"A Planting of the Lord": Reba Place's Jubilee Year, 1957-2007
First, a word about our name...
Reba Place is a street in Evanston, Illinois distinctive for its brevity (a mere three blocks), and for being named in 1837 after the daughter of a prominent Evanstonian whose last name was Poor!
How it all began
On a hot August afternoon in 1957 a small group of Mennonite Voluntary Service workers moved into a three-story blue house at 727 Reba Place. Their mission was to live and minister in the "city". Months of prayer, discussion, and research had gone into this "planting of the Lord" (Isaiah 61:3).
Within a few months Reba Place Fellowship was born: an intentional Christian community, inspired by the vision of the early Christian church in Acts 2.
Within a few months Reba Place Fellowship was born: an intentional Christian community, inspired by the vision of the early Christian church in Acts 2. Those early days were marked by gatherings in the living room at 727 for singing and sharing, for the enacting of biblical dramas, and the lifting up of the example of Jesus.

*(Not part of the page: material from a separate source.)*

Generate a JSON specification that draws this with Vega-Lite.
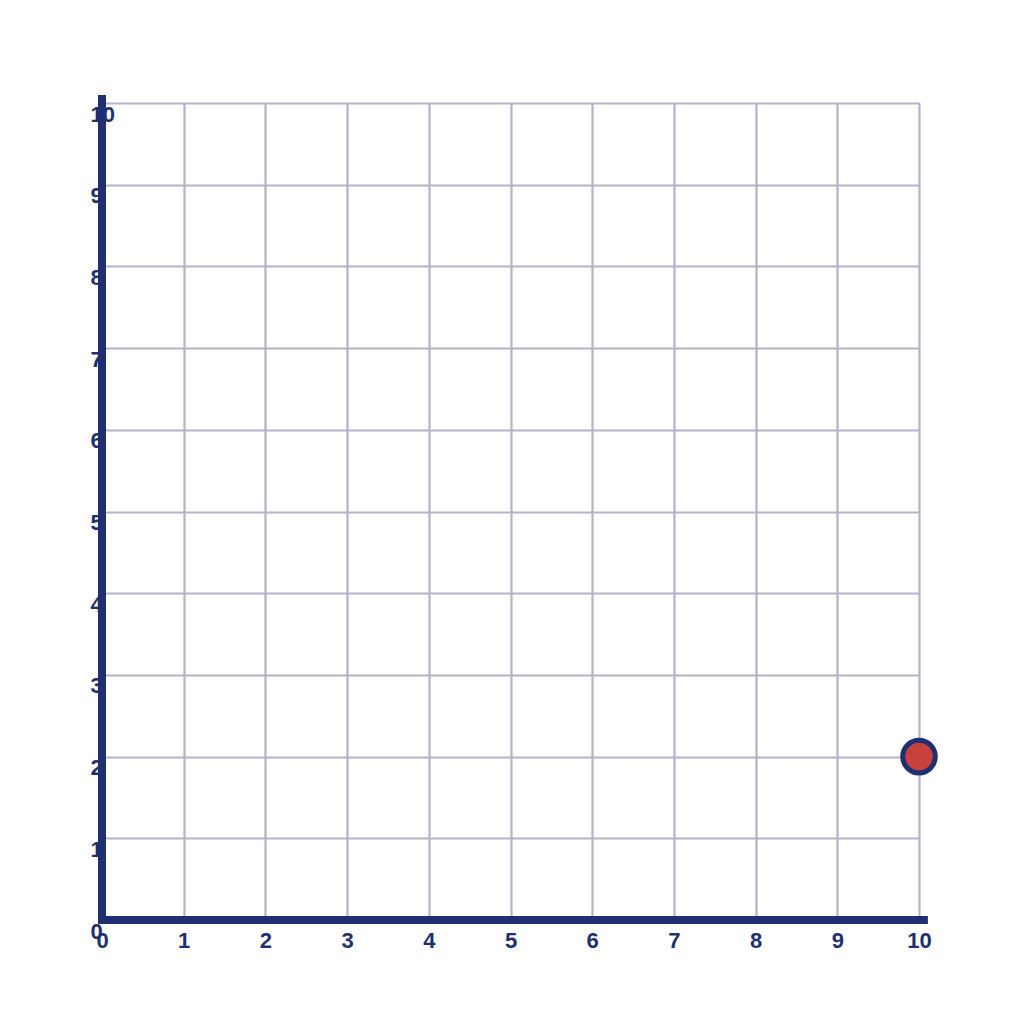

Reba Place Fellowship went through a time of dramatic growth in the 1970s, and soon the community was spread out around the neighborhood, gathered for the most part in large communal households. There was much outreach, spiritual growth, and healing. There was also brokenness and pain.
Reba Place Church is born
In the early 1980s Reba Place Church became a separate entity from Reba Place Fellowship, creating space for congregational membership for the first time (alongside the communal members of Reba Place Fellowship.) Growth in numbers continued, even as the household structures largely disbanded and small groups and clusters of small groups took their place. Sunday morning worship included more central leadership and more openness to neighborhood visitors and friends.
Reba Place Church weathered several storms in the 1990s including transitions in leadership, decision-making philosophies, and mission. We tried to be more intentional about evangelism and racial reconciliation, and we successfully planted a new congregation (now known as Living Water Community Church) in a nearby Chicago neighborhood, Rogers Park.
Here and Now
Today Reba Place is solidly committed to the mission of God, the politics of Jesus, and the empowering of the Holy Spirit.
Today Reba Place is moving into its Jubilee Year, solidly committed to the mission of God, the politics of Jesus, and the empowering of the Holy Spirit. We are transitioning to a new generation of leadership, and new configurations of the vision that God has given us. Reba Place Church and Reba Place Fellowship continue to be partners in mission in our neighborhood and the world. It is an exciting time to look back and celebrate and to look forward in anticipation of what God is continuing to do among us.